I’ve been making this chocolate yogurt bark for years, and it never gets old. There’s something incredibly satisfying about having a stash of this sweet, cold treat waiting in your freezer for those moments when you need something refreshing but don’t want to derail your healthy eating. It takes just minutes to prepare—mix yogurt with cocoa and sweetener, spread it on a pan, top with whatever you like, freeze, and break into pieces. It’s that simple. Whether you’re coming home from the pool on a sweltering day or just need a guilt-free evening snack, this keto-friendly bark delivers that perfect combination of creamy, chocolatey satisfaction without any of the sugar crash that comes with traditional frozen treats.
What Makes This Recipe Special
This chocolate yogurt bark is the ultimate freezer staple for anyone who wants dessert without compromise. It’s naturally low in sugar and carbs, especially when made with quality Greek yogurt and sugar-free sweeteners, making it perfect for keto, low-carb, or simply healthier eating. With only about 26 calories per piece, you can enjoy a sweet treat without guilt.
The preparation couldn’t be simpler—mix five ingredients in a bowl, spread on parchment paper, add toppings, and freeze. There’s no cooking, no baking, no complicated techniques. It’s so easy that kids can help make it, and you’ll have a week’s worth of portion-controlled treats ready whenever cravings strike.
The customization possibilities are endless. Choose your favorite keto yogurt, adjust the sweetness to your preference, and top with anything from chopped nuts and sugar-free chocolate chips to melted nut butter and flaky salt. Make it as simple or as elaborate as you like—either way, you’ll have a frozen treat that actually tastes indulgent while fitting your nutritional goals.
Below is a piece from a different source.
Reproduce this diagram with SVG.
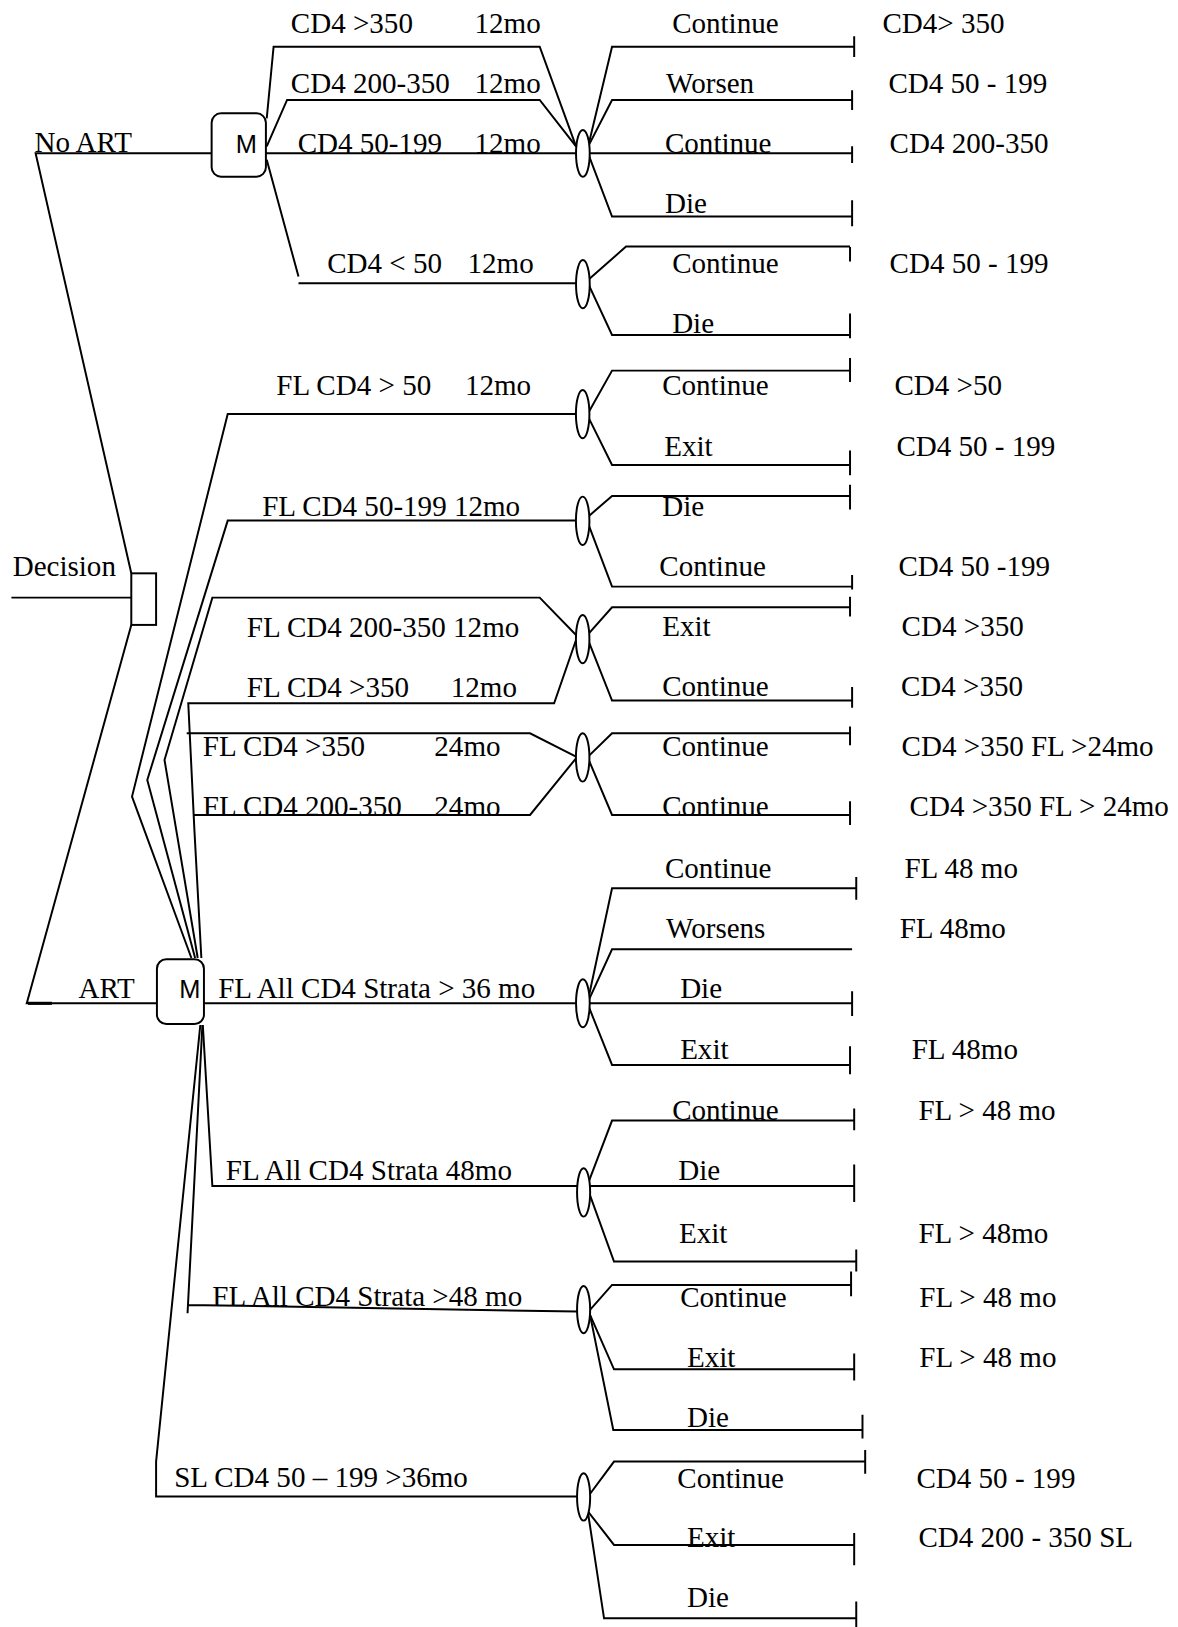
<svg xmlns="http://www.w3.org/2000/svg" width="1178" height="1627" viewBox="0 0 1178 1627">
<style>
.c{fill:none;stroke:#000;stroke-width:1.9;stroke-linejoin:miter}
.k{fill:none;stroke:#000;stroke-width:1.9}
.n{fill:#fff;stroke:#000;stroke-width:1.9}
.t{font-family:"Liberation Serif","Times New Roman",serif;font-size:28px;fill:#000}
.m{font-family:"Liberation Sans",Arial,sans-serif;font-size:24.5px;fill:#000;text-anchor:middle}
</style>
<rect x="0" y="0" width="1178" height="1627" fill="#fff"/>
<g transform="scale(1.03789)">
<g id="connectors">
<path class="c" d="M11,575.8 H126.5"/>
<path class="c" d="M126.5,552.4 L34.3,147.7 H203.9"/>
<path class="c" d="M126.5,602.1 L25.8,966.7 H151.2"/>
<path class="c" d="M27,966.7 H50" style="stroke-width:3"/>
<path class="c" d="M257,114 L263.6,45 H520 L555,141"/>
<path class="c" d="M257,141 L276.6,96.3 H520 L555,141"/>
<path class="c" d="M256.2,147.7 H555"/>
<path class="c" d="M257,154 L287.6,266.5 M287.6,273 H555"/>
<path class="c" d="M566.6,141.3 L589.7,45 H823"/>
<path class="c" d="M566.6,141.3 L589.7,96.3 H821"/>
<path class="c" d="M568,147.7 H821"/>
<path class="c" d="M566.6,147.7 L589.7,208.7 H821"/>
<path class="c" d="M566.6,269.7 L603.2,237.6 H819"/>
<path class="c" d="M566.6,273 L589.7,322.7 H819"/>
<path class="c" d="M184.4,923 L127.2,767.5 L219.4,398.9 H555"/>
<path class="c" d="M188,923 L141.9,751.5 L219.4,501.6 H555"/>
<path class="c" d="M190.5,923 L158.5,732.2 L204.6,575.8 H520 L555,611.8"/>
<path class="c" d="M194,923 L187.3,799.6 L181.4,677.6 H533.9 L555,616.6"/>
<path class="c" d="M179.9,706.5 H510.7 L555,729"/>
<path class="c" d="M186.2,785.2 H510.7 L555,730.6"/>
<path class="c" d="M566.6,398.2 L589.7,357.1 H819"/>
<path class="c" d="M566.6,401.4 L589.7,448 H819"/>
<path class="c" d="M566.6,497.8 L589.7,477.9 H819"/>
<path class="c" d="M566.6,504.2 L589.7,565.2 H821"/>
<path class="c" d="M564.6,613.4 L589.7,585.1 H819"/>
<path class="c" d="M566.6,616.6 L589.7,675 H821"/>
<path class="c" d="M566.6,729 L589.7,706.5 H819"/>
<path class="c" d="M566.6,730.6 L589.7,785.2 H819"/>
<path class="c" d="M196.5,966.7 H555"/>
<path class="c" d="M195.4,987.6 L204.6,1142.7 H556"/>
<path class="c" d="M195,987.6 L180.7,1265.3 M180.7,1257.3 L556,1263.7"/>
<path class="c" d="M193,987.6 L150.4,1408.2 V1441.9 H556"/>
<path class="c" d="M566.6,963.5 L589.7,855.9 H825"/>
<path class="c" d="M566.6,965.1 L589.7,914.7 H821"/>
<path class="c" d="M568,966.7 H821"/>
<path class="c" d="M566.6,968.3 L589.7,1026.1 H819"/>
<path class="c" d="M566.6,1140.1 L589.7,1079.7 H823"/>
<path class="c" d="M568.5,1142.7 H823"/>
<path class="c" d="M566.6,1146.5 L591.6,1215.5 H825"/>
<path class="c" d="M568.5,1262.1 L589.7,1238 H820"/>
<path class="c" d="M568.5,1266.9 L591.6,1319.3 H823"/>
<path class="c" d="M568.5,1266.9 L590.9,1377.7 H831"/>
<path class="c" d="M566.6,1441.9 L591.6,1408.2 H833.6"/>
<path class="c" d="M566.6,1456.4 L591.6,1488.5 H823"/>
<path class="c" d="M566.6,1458 L582,1559.2 H825"/>
</g>
<g id="terminals">
<path class="k" d="M823,35 V55 M821,87 V106 M821,141 V157 M821,193 V218 M819,238 V252 M819,302 V326 M819,345 V368 M819,434 V458 M819,467 V491 M821,554 V568 M819,575 V594 M821,662 V682 M819,700 V718 M819,772 V795 M825,845 V867 M821,955 V979 M819,1008 V1035 M823,1068 V1089 M823,1122 V1158 M825,1204 V1225 M820,1225 V1249 M823,1304 V1330 M831,1363 V1386 M833.6,1397 V1420 M823,1477 V1508 M825,1543 V1568"/>
</g>
<g id="decision"><rect class="n" x="126.5" y="552.4" width="23.9" height="49.7"/><text class="t" x="12.2" y="555">Decision</text></g>
<g id="markov-noart"><rect class="n" x="203.9" y="109.2" width="52.3" height="61" rx="9"/><text class="m" x="237.3" y="147">M</text></g>
<g id="markov-art"><rect class="n" x="151.2" y="924.3" width="45.3" height="62.3" rx="9"/><text class="m" x="183" y="961.9">M</text></g>
<g id="chance-nodes">
<ellipse id="c1" class="n" cx="561.6" cy="147.8" rx="6.6" ry="22.6"/>
<ellipse id="c2" class="n" cx="561.6" cy="273.8" rx="6.6" ry="23.2"/>
<ellipse id="c3" class="n" cx="561.4" cy="399" rx="6.5" ry="23.3"/>
<ellipse id="c4" class="n" cx="561.4" cy="501.8" rx="6.5" ry="23.3"/>
<ellipse id="c5" class="n" cx="561.4" cy="615.8" rx="6.5" ry="23.3"/>
<ellipse id="c6" class="n" cx="561.4" cy="729.8" rx="6.5" ry="23.3"/>
<ellipse id="c7" class="n" cx="561.6" cy="966.7" rx="6.6" ry="23.1"/>
<ellipse id="c8" class="n" cx="562.3" cy="1148.9" rx="6.3" ry="23.3"/>
<ellipse id="c9" class="n" cx="562.3" cy="1261.8" rx="6.3" ry="22.8"/>
<ellipse id="c10" class="n" cx="562.3" cy="1442.3" rx="6.3" ry="22.8"/>
</g>
<g id="labels">
<text class="t" x="33.2" y="146.1">No ART</text>
<text class="t" x="280.2" y="31.5">CD4 &gt;350</text><text class="t" x="457.2" y="31.5">12mo</text>
<text class="t" x="280.2" y="89.3">CD4 200-350</text><text class="t" x="457.2" y="89.3">12mo</text>
<text class="t" x="286.8" y="147.1">CD4 50-199</text><text class="t" x="457.2" y="147.1">12mo</text>
<text class="t" x="315.2" y="263.3">CD4 &lt; 50</text><text class="t" x="450.5" y="263.3">12mo</text>
<text class="t" x="647.6" y="31.5">Continue</text><text class="t" x="850.2" y="31.5">CD4&gt; 350</text>
<text class="t" x="641.8" y="89.3">Worsen</text><text class="t" x="856" y="89.3">CD4 50 - 199</text>
<text class="t" x="640.7" y="147.7">Continue</text><text class="t" x="857.1" y="147.7">CD4 200-350</text>
<text class="t" x="640.7" y="205.5">Die</text>
<text class="t" x="647.6" y="263.3">Continue</text><text class="t" x="857.1" y="263.3">CD4 50 - 199</text>
<text class="t" x="647.6" y="321.1">Die</text>
<text class="t" x="266.2" y="380.6">FL CD4 &gt; 50</text><text class="t" x="448" y="380.6">12mo</text>
<text class="t" x="252.6" y="496.8">FL CD4 50-199 12mo</text>
<text class="t" x="237.8" y="613.4">FL CD4 200-350 12mo</text>
<text class="t" x="237.8" y="671.2">FL CD4 &gt;350</text><text class="t" x="434.3" y="671.2">12mo</text>
<text class="t" x="195.4" y="728.3">FL CD4 &gt;350</text><text class="t" x="418.5" y="728.3">24mo</text>
<text class="t" x="195.4" y="786.1">FL CD4 200-350</text><text class="t" x="418.5" y="786.1">24mo</text>
<text class="t" x="638" y="380.6">Continue</text><text class="t" x="861.8" y="380.6">CD4 &gt;50</text>
<text class="t" x="639.9" y="439.3">Exit</text><text class="t" x="863.7" y="439.3">CD4 50 - 199</text>
<text class="t" x="638" y="497.1">Die</text>
<text class="t" x="635.3" y="554.9">Continue</text><text class="t" x="865.6" y="554.9">CD4 50 -199</text>
<text class="t" x="638" y="612.7">Exit</text><text class="t" x="868.7" y="612.7">CD4 &gt;350</text>
<text class="t" x="638" y="670.5">Continue</text><text class="t" x="868" y="670.5">CD4 &gt;350</text>
<text class="t" x="638" y="728.3">Continue</text><text class="t" x="868.7" y="728.3">CD4 &gt;350 FL &gt;24mo</text>
<text class="t" x="638" y="786.1">Continue</text><text class="t" x="876.4" y="786.1">CD4 &gt;350 FL &gt; 24mo</text>
<text class="t" x="75.6" y="961.9">ART</text>
<text class="t" x="210.2" y="961.9">FL All CD4 Strata &gt; 36 mo</text>
<text class="t" x="217.5" y="1136.9">FL All CD4 Strata 48mo</text>
<text class="t" x="204.6" y="1258.3">FL All CD4 Strata &gt;48 mo</text>
<text class="t" x="167.8" y="1433">SL CD4 50 – 199 &gt;36mo</text>
<text class="t" x="640.7" y="846.3">Continue</text><text class="t" x="871.4" y="846.3">FL 48 mo</text>
<text class="t" x="641.8" y="904.1">Worsens</text><text class="t" x="866.8" y="904.1">FL 48mo</text>
<text class="t" x="655.3" y="961.9">Die</text>
<text class="t" x="655.3" y="1020.6">Exit</text><text class="t" x="878.4" y="1020.6">FL 48mo</text>
<text class="t" x="647.6" y="1079">Continue</text><text class="t" x="884.9" y="1079">FL &gt; 48 mo</text>
<text class="t" x="653.4" y="1136.9">Die</text>
<text class="t" x="654.2" y="1197.9">Exit</text><text class="t" x="884.9" y="1197.9">FL &gt; 48mo</text>
<text class="t" x="655.3" y="1258.9">Continue</text><text class="t" x="885.7" y="1258.9">FL &gt; 48 mo</text>
<text class="t" x="661.9" y="1316.7">Exit</text><text class="t" x="885.7" y="1316.7">FL &gt; 48 mo</text>
<text class="t" x="661.9" y="1374.5">Die</text>
<text class="t" x="652.6" y="1433.3">Continue</text><text class="t" x="883" y="1433.3">CD4 50 - 199</text>
<text class="t" x="661.9" y="1490.8">Exit</text><text class="t" x="884.9" y="1490.8">CD4 200 - 350 SL</text>
<text class="t" x="661.9" y="1548.5">Die</text>
</g>
</g>
</svg>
“Really good treat that is sugar free and keto friendly! It’s so easy and the perfect treat to keep in the freezer when you want a little something sweet and cold.” — Recipe reviewer
How This Recipe Comes Together
The process is refreshingly straightforward and requires minimal equipment. You’ll start by mixing your chosen keto-friendly yogurt with a sweetener (liquid stevia or your favorite powdered keto sweetener), unsweetened cocoa powder, and vanilla extract in a bowl. Stir everything together until smooth and uniform, adjusting the sweetness to your personal preference. This is your chance to taste and tweak—some people like it very sweet, while others prefer just a hint of sweetness.
Lay out a piece of parchment paper on a cookie sheet or large plate. Spread the sweetened chocolate yogurt mixture evenly over the parchment paper in a thin layer—about ¼ inch thick works well. The thinner you spread it, the quicker it freezes and the crispier the bark will be. Thicker layers create chewier bark that’s more like frozen yogurt.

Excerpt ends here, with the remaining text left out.